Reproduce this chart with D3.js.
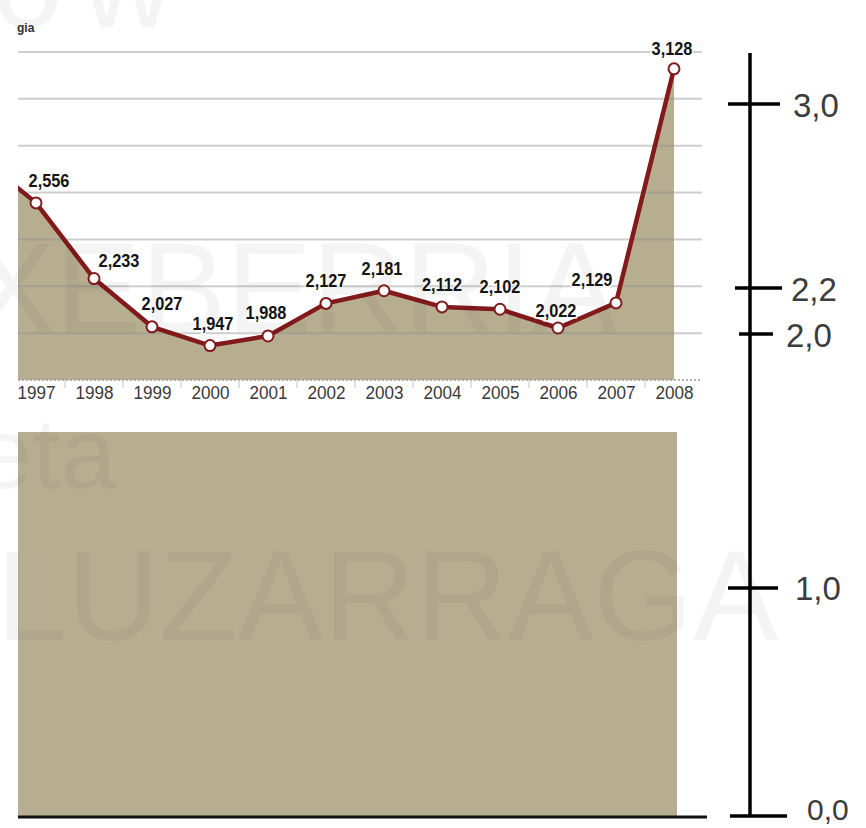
<!DOCTYPE html>
<html>
<head>
<meta charset="utf-8">
<script src="https://cdn.jsdelivr.net/npm/d3@7"></script>
<style>
  body { margin: 0; background: #fff; }
  svg { display: block; }
</style>
</head>
<body>
<div id="chart"></div>
<script>
// data
let years = [1997, 1998, 1999, 2000, 2001, 2002, 2003, 2004, 2005, 2006, 2007, 2008];
let values = [2.556, 2.233, 2.027, 1.947, 1.988, 2.127, 2.181, 2.112, 2.102, 2.022, 2.129, 3.128];
// the line comes in from the left edge: rough estimate of the 1996 value (off the chart)
let leadYear = 1996;
let leadValue = 2.76;
let gridValues = [2.0, 2.2, 2.4, 2.6, 2.8, 3.0, 3.2];
let baseValue = 1.8;
let scaleTicks = [0, 1, 2, 2.2, 3];
let scaleLabels = ['0,0', '1,0', '2,0', '2,2', '3,0'];
let hiddenPart = [0, 1.8];
let cornerText = 'gia';
let watermark = ['ow', 'XEBERRIA', 'eta', 'LUZARRAGA'];

// label nudges (px) so the numbers sit where they sit in the original
let labelNudge = [[13, -16], [25, -12], [10, -17], [3, -16], [-2, -17], [0, -16],
                  [-2, -16], [0, -16], [0, -16], [-2, -11], [-24, -17], [-2, -14]];

let width = 866, height = 828;
let left = 18, plotRight = 674;
let tan = '#b7ae92', red = '#821a1c';
let sans = "'Liberation Sans', Arial, sans-serif";

let svg = d3.select('#chart').append('svg').attr('width', width).attr('height', height);

let x = d3.scaleLinear().domain([1997, 2008]).range([36, plotRight]);
let y = d3.scaleLinear().domain([1.8, 3.2]).range([380, 52]);
let yLow = d3.scaleLinear().domain(hiddenPart).range([817, 432]);
let yRight = d3.scaleLinear().domain(scaleTicks).range([816, 588, 334, 288, 104]);

let series = [{ year: leadYear, value: leadValue }].concat(
    years.map(function (d, i) { return { year: d, value: values[i] }; }));

svg.append('clipPath').attr('id', 'plotclip')
    .append('rect')
    .attr('x', left).attr('y', 0)
    .attr('width', plotRight - left + 1).attr('height', y(baseValue) + 1);

// area
let area = d3.area()
    .x(function (d) { return x(d.year); })
    .y0(y(baseValue))
    .y1(function (d) { return y(d.value); });
svg.append('path')
    .datum(series)
    .attr('clip-path', 'url(#plotclip)')
    .attr('d', area)
    .attr('fill', tan);

// grid lines
svg.append('g')
    .selectAll('line')
    .data(gridValues)
    .enter()
    .append('line')
    .attr('x1', left).attr('x2', 702)
    .attr('y1', function (d) { return y(d); })
    .attr('y2', function (d) { return y(d); })
    .attr('stroke', '#8a8a8a')
    .attr('stroke-opacity', 0.42)
    .attr('stroke-width', 2);

// base line of the top chart + years
svg.append('line')
    .attr('x1', left).attr('x2', 702)
    .attr('y1', y(baseValue)).attr('y2', y(baseValue))
    .attr('stroke', '#9a9a9a')
    .attr('stroke-width', 1.5)
    .attr('stroke-dasharray', '2,2');

svg.append('g')
    .selectAll('line')
    .data(years.slice(0, -1))
    .enter()
    .append('line')
    .attr('x1', function (d) { return x(d + 0.5); })
    .attr('x2', function (d) { return x(d + 0.5); })
    .attr('y1', y(baseValue)).attr('y2', y(baseValue) + 8)
    .attr('stroke', '#c4c4c4')
    .attr('stroke-width', 1);

let xAxis = d3.axisBottom(x)
    .tickValues(years)
    .tickFormat(d3.format('d'))
    .tickSize(0)
    .tickPadding(6);
let xg = svg.append('g')
    .attr('transform', 'translate(0,' + y(baseValue) + ')')
    .call(xAxis);
xg.select('.domain').remove();
xg.selectAll('text')
    .attr('font-family', sans)
    .attr('font-size', 19)
    .attr('transform', 'scale(0.9,1)')
    .attr('fill', '#3a3a3a');

// line and markers
let line = d3.line()
    .x(function (d) { return x(d.year); })
    .y(function (d) { return y(d.value); });
svg.append('path')
    .datum(series)
    .attr('clip-path', 'url(#plotclip)')
    .attr('d', line)
    .attr('fill', 'none')
    .attr('stroke', red)
    .attr('stroke-width', 4.5)
    .attr('stroke-linejoin', 'round');

svg.append('g')
    .selectAll('circle')
    .data(series.slice(1))
    .enter()
    .append('circle')
    .attr('cx', function (d) { return x(d.year); })
    .attr('cy', function (d) { return y(d.value); })
    .attr('r', 5.5)
    .attr('fill', '#fff')
    .attr('stroke', red)
    .attr('stroke-width', 2);

svg.append('g')
    .selectAll('text')
    .data(series.slice(1))
    .enter()
    .append('text')
    .attr('transform', function (d, i) {
        return 'translate(' + (x(d.year) + labelNudge[i][0]) + ',' +
            (y(d.value) + labelNudge[i][1]) + ') scale(0.86,1)';
    })
    .attr('text-anchor', 'middle')
    .attr('font-family', sans)
    .attr('font-weight', 'bold')
    .attr('font-size', 19)
    .attr('fill', '#141414')
    .attr('stroke', '#fff')
    .attr('stroke-width', 3)
    .attr('paint-order', 'stroke')
    .text(function (d) { return d3.format(',.3f')(d.value).replace('.', ','); });

// the part of the scale that the top chart leaves out
svg.append('rect')
    .attr('x', left)
    .attr('y', yLow(hiddenPart[1]))
    .attr('width', 677 - left)
    .attr('height', yLow(hiddenPart[0]) - yLow(hiddenPart[1]))
    .attr('fill', tan);

svg.append('line')
    .attr('x1', left).attr('x2', 707)
    .attr('y1', yLow(0)).attr('y2', yLow(0))
    .attr('stroke', '#111')
    .attr('stroke-width', 3);

// right hand scale
let axisX = 750;
let tickSpan = [[-20, 37], [-22, 28], [-11, 23], [-15, 32], [-22, 30]];
let labelX = [807, 795, 786, 791, 793];
let labelDy = [4, 12, 13, 13, 13];

svg.append('line')
    .attr('x1', axisX).attr('x2', axisX)
    .attr('y1', 53).attr('y2', yRight(0))
    .attr('stroke', '#000')
    .attr('stroke-width', 3.5);

let rt = svg.append('g')
    .selectAll('g')
    .data(scaleTicks)
    .enter()
    .append('g');
rt.append('line')
    .attr('x1', function (d, i) { return axisX + tickSpan[i][0]; })
    .attr('x2', function (d, i) { return axisX + tickSpan[i][1]; })
    .attr('y1', function (d) { return yRight(d); })
    .attr('y2', function (d) { return yRight(d); })
    .attr('stroke', '#000')
    .attr('stroke-width', 3.5);
rt.append('text')
    .attr('x', function (d, i) { return labelX[i]; })
    .attr('y', function (d, i) { return yRight(d) + labelDy[i]; })
    .attr('font-family', sans)
    .attr('font-size', function (d, i) { return i === 0 ? 30 : 33; })
    .attr('fill', '#3c3c3c')
    .text(function (d, i) { return scaleLabels[i]; });

// little text in the corner
svg.append('text')
    .attr('x', 17).attr('y', 32)
    .attr('font-family', sans)
    .attr('font-weight', 'bold')
    .attr('font-size', 12)
    .attr('fill', '#333')
    .text(cornerText);

// faint watermark
let wm = svg.append('g')
    .attr('font-family', sans)
    .attr('fill', '#000')
    .attr('fill-opacity', 0.045)
    .attr('pointer-events', 'none');
wm.append('text').attr('x', -8).attr('y', 27).attr('font-size', 128)
    .attr('letter-spacing', 18).text(watermark[0]);
wm.append('text').attr('x', -30).attr('y', 332).attr('font-size', 128).text(watermark[1]);
wm.append('text').attr('x', -23).attr('y', 488).attr('font-size', 100).text(watermark[2]);
wm.append('text').attr('x', -4).attr('y', 640).attr('font-size', 128).text(watermark[3]);
</script>
</body>
</html>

▸ **YOUR GOAL**
Would you return the data exactly as written, without the pictures?

▸ **RESPONSE**
Reproduce this chart with D3.js.
<!DOCTYPE html>
<html>
<head>
<meta charset="utf-8">
<script src="https://cdn.jsdelivr.net/npm/d3@7"></script>
<style>
  body { margin: 0; background: #fff; }
  svg { display: block; }
</style>
</head>
<body>
<div id="chart"></div>
<script>
// data
let years = [1997, 1998, 1999, 2000, 2001, 2002, 2003, 2004, 2005, 2006, 2007, 2008];
let values = [2.556, 2.233, 2.027, 1.947, 1.988, 2.127, 2.181, 2.112, 2.102, 2.022, 2.129, 3.128];
// the line comes in from the left edge: rough estimate of the 1996 value (off the chart)
let leadYear = 1996;
let leadValue = 2.76;
let gridValues = [2.0, 2.2, 2.4, 2.6, 2.8, 3.0, 3.2];
let baseValue = 1.8;
let scaleTicks = [0, 1, 2, 2.2, 3];
let scaleLabels = ['0,0', '1,0', '2,0', '2,2', '3,0'];
let hiddenPart = [0, 1.8];
let cornerText = 'gia';
let watermark = ['ow', 'XEBERRIA', 'eta', 'LUZARRAGA'];

// label nudges (px) so the numbers sit where they sit in the original
let labelNudge = [[13, -16], [25, -12], [10, -17], [3, -16], [-2, -17], [0, -16],
                  [-2, -16], [0, -16], [0, -16], [-2, -11], [-24, -17], [-2, -14]];

let width = 866, height = 828;
let left = 18, plotRight = 674;
let tan = '#b7ae92', red = '#821a1c';
let sans = "'Liberation Sans', Arial, sans-serif";

let svg = d3.select('#chart').append('svg').attr('width', width).attr('height', height);

let x = d3.scaleLinear().domain([1997, 2008]).range([36, plotRight]);
let y = d3.scaleLinear().domain([1.8, 3.2]).range([380, 52]);
let yLow = d3.scaleLinear().domain(hiddenPart).range([817, 432]);
let yRight = d3.scaleLinear().domain(scaleTicks).range([816, 588, 334, 288, 104]);

let series = [{ year: leadYear, value: leadValue }].concat(
    years.map(function (d, i) { return { year: d, value: values[i] }; }));

svg.append('clipPath').attr('id', 'plotclip')
    .append('rect')
    .attr('x', left).attr('y', 0)
    .attr('width', plotRight - left + 1).attr('height', y(baseValue) + 1);

// area
let area = d3.area()
    .x(function (d) { return x(d.year); })
    .y0(y(baseValue))
    .y1(function (d) { return y(d.value); });
svg.append('path')
    .datum(series)
    .attr('clip-path', 'url(#plotclip)')
    .attr('d', area)
    .attr('fill', tan);

// grid lines
svg.append('g')
    .selectAll('line')
    .data(gridValues)
    .enter()
    .append('line')
    .attr('x1', left).attr('x2', 702)
    .attr('y1', function (d) { return y(d); })
    .attr('y2', function (d) { return y(d); })
    .attr('stroke', '#8a8a8a')
    .attr('stroke-opacity', 0.42)
    .attr('stroke-width', 2);

// base line of the top chart + years
svg.append('line')
    .attr('x1', left).attr('x2', 702)
    .attr('y1', y(baseValue)).attr('y2', y(baseValue))
    .attr('stroke', '#9a9a9a')
    .attr('stroke-width', 1.5)
    .attr('stroke-dasharray', '2,2');

svg.append('g')
    .selectAll('line')
    .data(years.slice(0, -1))
    .enter()
    .append('line')
    .attr('x1', function (d) { return x(d + 0.5); })
    .attr('x2', function (d) { return x(d + 0.5); })
    .attr('y1', y(baseValue)).attr('y2', y(baseValue) + 8)
    .attr('stroke', '#c4c4c4')
    .attr('stroke-width', 1);

let xAxis = d3.axisBottom(x)
    .tickValues(years)
    .tickFormat(d3.format('d'))
    .tickSize(0)
    .tickPadding(6);
let xg = svg.append('g')
    .attr('transform', 'translate(0,' + y(baseValue) + ')')
    .call(xAxis);
xg.select('.domain').remove();
xg.selectAll('text')
    .attr('font-family', sans)
    .attr('font-size', 19)
    .attr('transform', 'scale(0.9,1)')
    .attr('fill', '#3a3a3a');

// line and markers
let line = d3.line()
    .x(function (d) { return x(d.year); })
    .y(function (d) { return y(d.value); });
svg.append('path')
    .datum(series)
    .attr('clip-path', 'url(#plotclip)')
    .attr('d', line)
    .attr('fill', 'none')
    .attr('stroke', red)
    .attr('stroke-width', 4.5)
    .attr('stroke-linejoin', 'round');

svg.append('g')
    .selectAll('circle')
    .data(series.slice(1))
    .enter()
    .append('circle')
    .attr('cx', function (d) { return x(d.year); })
    .attr('cy', function (d) { return y(d.value); })
    .attr('r', 5.5)
    .attr('fill', '#fff')
    .attr('stroke', red)
    .attr('stroke-width', 2);

svg.append('g')
    .selectAll('text')
    .data(series.slice(1))
    .enter()
    .append('text')
    .attr('transform', function (d, i) {
        return 'translate(' + (x(d.year) + labelNudge[i][0]) + ',' +
            (y(d.value) + labelNudge[i][1]) + ') scale(0.86,1)';
    })
    .attr('text-anchor', 'middle')
    .attr('font-family', sans)
    .attr('font-weight', 'bold')
    .attr('font-size', 19)
    .attr('fill', '#141414')
    .attr('stroke', '#fff')
    .attr('stroke-width', 3)
    .attr('paint-order', 'stroke')
    .text(function (d) { return d3.format(',.3f')(d.value).replace('.', ','); });

// the part of the scale that the top chart leaves out
svg.append('rect')
    .attr('x', left)
    .attr('y', yLow(hiddenPart[1]))
    .attr('width', 677 - left)
    .attr('height', yLow(hiddenPart[0]) - yLow(hiddenPart[1]))
    .attr('fill', tan);

svg.append('line')
    .attr('x1', left).attr('x2', 707)
    .attr('y1', yLow(0)).attr('y2', yLow(0))
    .attr('stroke', '#111')
    .attr('stroke-width', 3);

// right hand scale
let axisX = 750;
let tickSpan = [[-20, 37], [-22, 28], [-11, 23], [-15, 32], [-22, 30]];
let labelX = [807, 795, 786, 791, 793];
let labelDy = [4, 12, 13, 13, 13];

svg.append('line')
    .attr('x1', axisX).attr('x2', axisX)
    .attr('y1', 53).attr('y2', yRight(0))
    .attr('stroke', '#000')
    .attr('stroke-width', 3.5);

let rt = svg.append('g')
    .selectAll('g')
    .data(scaleTicks)
    .enter()
    .append('g');
rt.append('line')
    .attr('x1', function (d, i) { return axisX + tickSpan[i][0]; })
    .attr('x2', function (d, i) { return axisX + tickSpan[i][1]; })
    .attr('y1', function (d) { return yRight(d); })
    .attr('y2', function (d) { return yRight(d); })
    .attr('stroke', '#000')
    .attr('stroke-width', 3.5);
rt.append('text')
    .attr('x', function (d, i) { return labelX[i]; })
    .attr('y', function (d, i) { return yRight(d) + labelDy[i]; })
    .attr('font-family', sans)
    .attr('font-size', function (d, i) { return i === 0 ? 30 : 33; })
    .attr('fill', '#3c3c3c')
    .text(function (d, i) { return scaleLabels[i]; });

// little text in the corner
svg.append('text')
    .attr('x', 17).attr('y', 32)
    .attr('font-family', sans)
    .attr('font-weight', 'bold')
    .attr('font-size', 12)
    .attr('fill', '#333')
    .text(cornerText);

// faint watermark
let wm = svg.append('g')
    .attr('font-family', sans)
    .attr('fill', '#000')
    .attr('fill-opacity', 0.045)
    .attr('pointer-events', 'none');
wm.append('text').attr('x', -8).attr('y', 27).attr('font-size', 128)
    .attr('letter-spacing', 18).text(watermark[0]);
wm.append('text').attr('x', -30).attr('y', 332).attr('font-size', 128).text(watermark[1]);
wm.append('text').attr('x', -23).attr('y', 488).attr('font-size', 100).text(watermark[2]);
wm.append('text').attr('x', -4).attr('y', 640).attr('font-size', 128).text(watermark[3]);
</script>
</body>
</html>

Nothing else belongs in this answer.